Random sketch learning for deep neural networks in edge computing

2021 
Despite the great potential of deep neural networks (DNNs), they require massive weights and huge computational resources, creating a vast gap when deploying artificial intelligence at low-cost edge devices. Current lightweight DNNs, achieved by high-dimensional space pre-training and post-compression, present challenges when covering the resources deficit, making tiny artificial intelligence hard to be implemented. Here we report an architecture named random sketch learning, or Rosler, for computationally efficient tiny artificial intelligence. We build a universal compressing-while-training framework that directly learns a compact model and, most importantly, enables computationally efficient on-device learning.

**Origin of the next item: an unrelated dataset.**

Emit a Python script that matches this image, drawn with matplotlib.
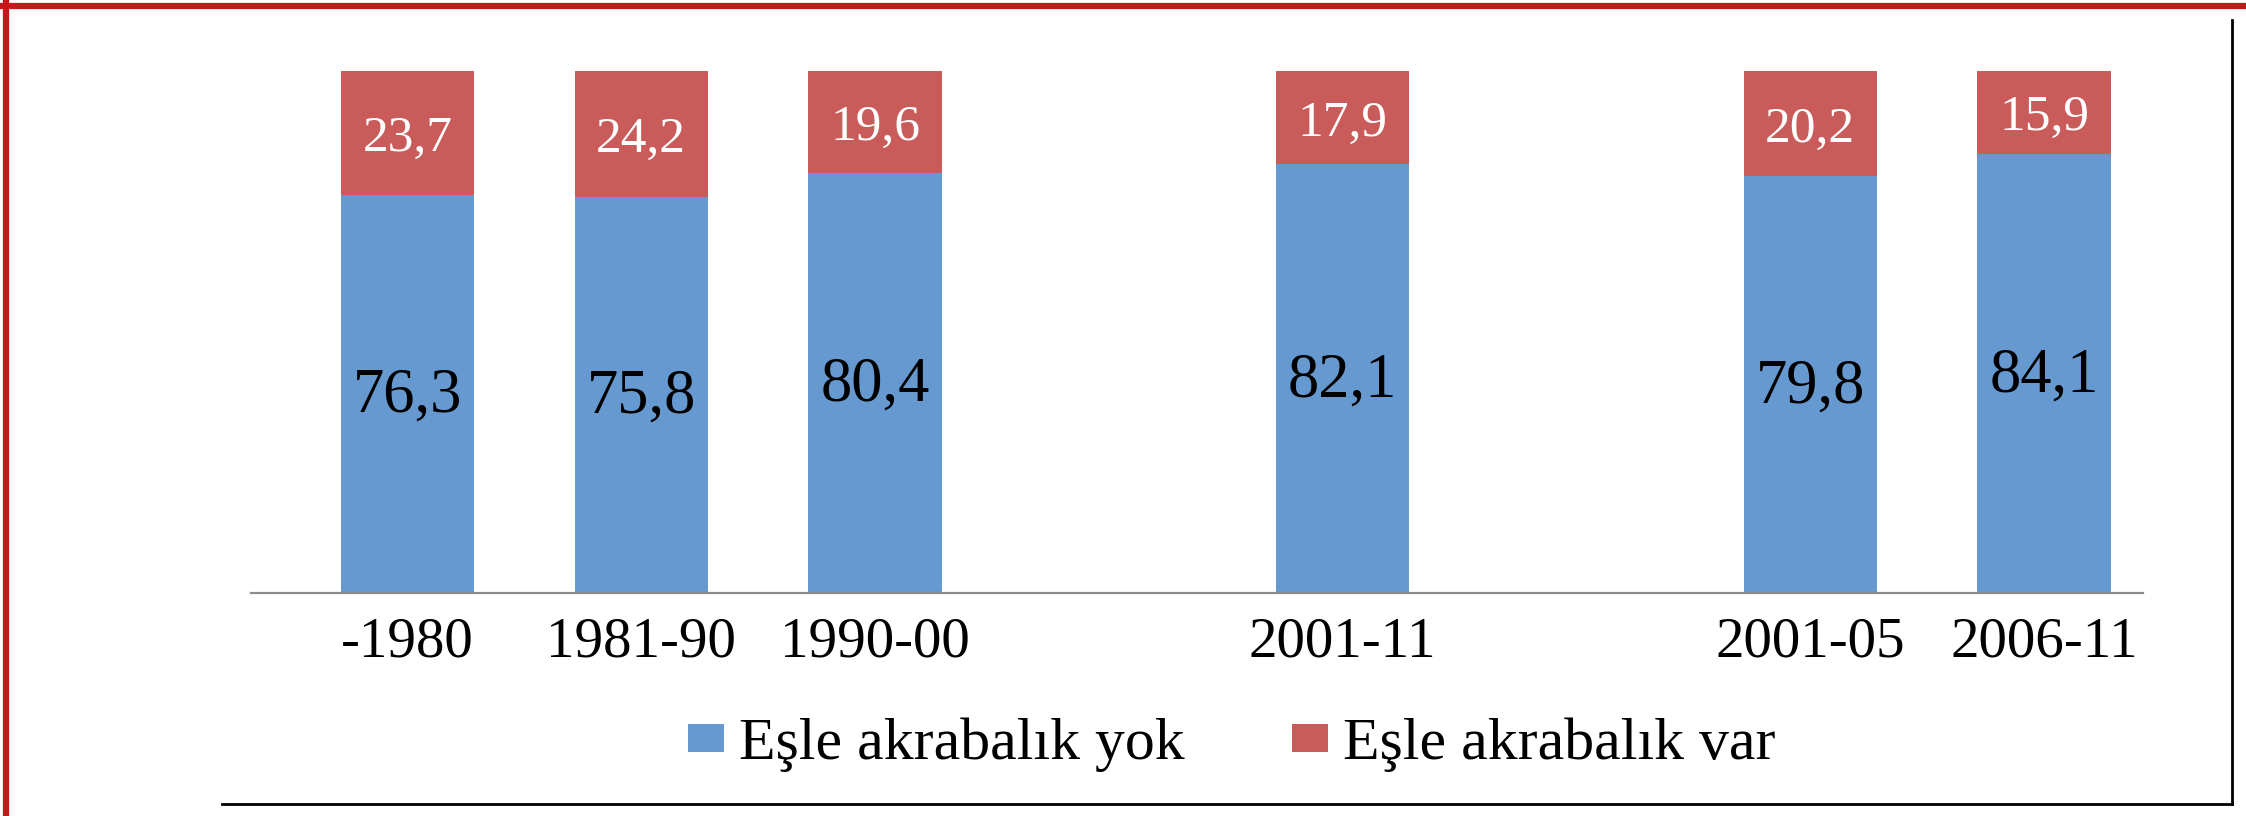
import matplotlib
matplotlib.use("Agg")
import matplotlib.pyplot as plt
from matplotlib.lines import Line2D

categories = ['-1980', '1981-90', '1990-00', '2001-11', '2001-05', '2006-11']
yok = [76.3, 75.8, 80.4, 82.1, 79.8, 84.1]
var = [23.7, 24.2, 19.6, 17.9, 20.2, 15.9]
series_names = ['Eşle akrabalık yok', 'Eşle akrabalık var']

# layout: category slots (gaps at 3 and 5)
slots = [0, 1, 2, 4, 6, 7]

BLUE = '#6699CF'
RED = '#C95C5A'
FONT = ['Liberation Serif', 'DejaVu Serif']
plt.rcParams['font.family'] = FONT

W, H = 2246, 816
fig = plt.figure(figsize=(W / 100, H / 100), dpi=100)
ax = fig.add_axes([251 / W, 1 - 593 / H, (2143 - 251) / W, (593 - 71) / H])

bw = 0.57
b1 = ax.bar(slots, yok, width=bw, color=BLUE, label=series_names[0], zorder=2)
b2 = ax.bar(slots, var, width=bw, bottom=yok, color=RED, label=series_names[1], zorder=2)

for x, a, b in zip(slots, yok, var):
    ax.annotate(f"{a:.1f}".replace('.', ','), (x, a / 2), xytext=(0, -2),
                textcoords='offset points', ha='center', va='center',
                fontsize=45, color='black', zorder=3)
    ax.annotate(f"{b:.1f}".replace('.', ','), (x, a + b / 2), xytext=(0, -4),
                textcoords='offset points', ha='center', va='center',
                fontsize=37, color='white', zorder=3)

ax.set_xlim(-0.669, 7.423)
ax.set_ylim(0, 100)
ax.set_xticks(slots)
ax.set_xticklabels(categories, fontsize=41)
ax.tick_params(axis='x', length=0, pad=17)
ax.set_yticks([])
for s in ['top', 'right', 'left']:
    ax.spines[s].set_visible(False)
ax.spines['bottom'].set_color('#8C8C8C')
ax.spines['bottom'].set_linewidth(1.6)

leg = fig.legend(handles=[b1, b2], labels=series_names, loc='center',
                 bbox_to_anchor=(1232 / W, 1 - 745 / H), ncol=2, frameon=False,
                 fontsize=43, handlelength=0.6, handleheight=0.35,
                 handletextpad=0.25, columnspacing=1.8)

# frame lines
fig.add_artist(Line2D([0, 1], [1 - 5.5 / H, 1 - 5.5 / H], transform=fig.transFigure,
                      color='#C8161D', linewidth=4.5))
fig.add_artist(Line2D([6 / W, 6 / W], [0, 1], transform=fig.transFigure,
                      color='#C8161D', linewidth=4.5))
fig.add_artist(Line2D([222 / W, 2232 / W], [1 - 804 / H, 1 - 804 / H],
                      transform=fig.transFigure, color='black', linewidth=2))
fig.add_artist(Line2D([2232 / W, 2232 / W], [1 - 804 / H, 1 - 20 / H],
                      transform=fig.transFigure, color='black', linewidth=2))

fig.savefig('out.png', dpi=100, facecolor='white')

As validated on different models and datasets, it attains substantial memory reduction of ~50–90× (16-bits quantization), compared with fully connected DNNs. We demonstrate it on low-cost hardware, whereby the computation is accelerated by >180× and the energy consumption is reduced by ~10×. Our method paves the way for deploying tiny artificial intelligence in many scientific and industrial applications. Developing lightweight deep neural networks, while essential for edge computing, still remains a challenge. Random sketch learning is a method that creates computationally efficient and compact networks, thus paving the way for deploying tiny machine learning (TinyML) in resource-constrained devices.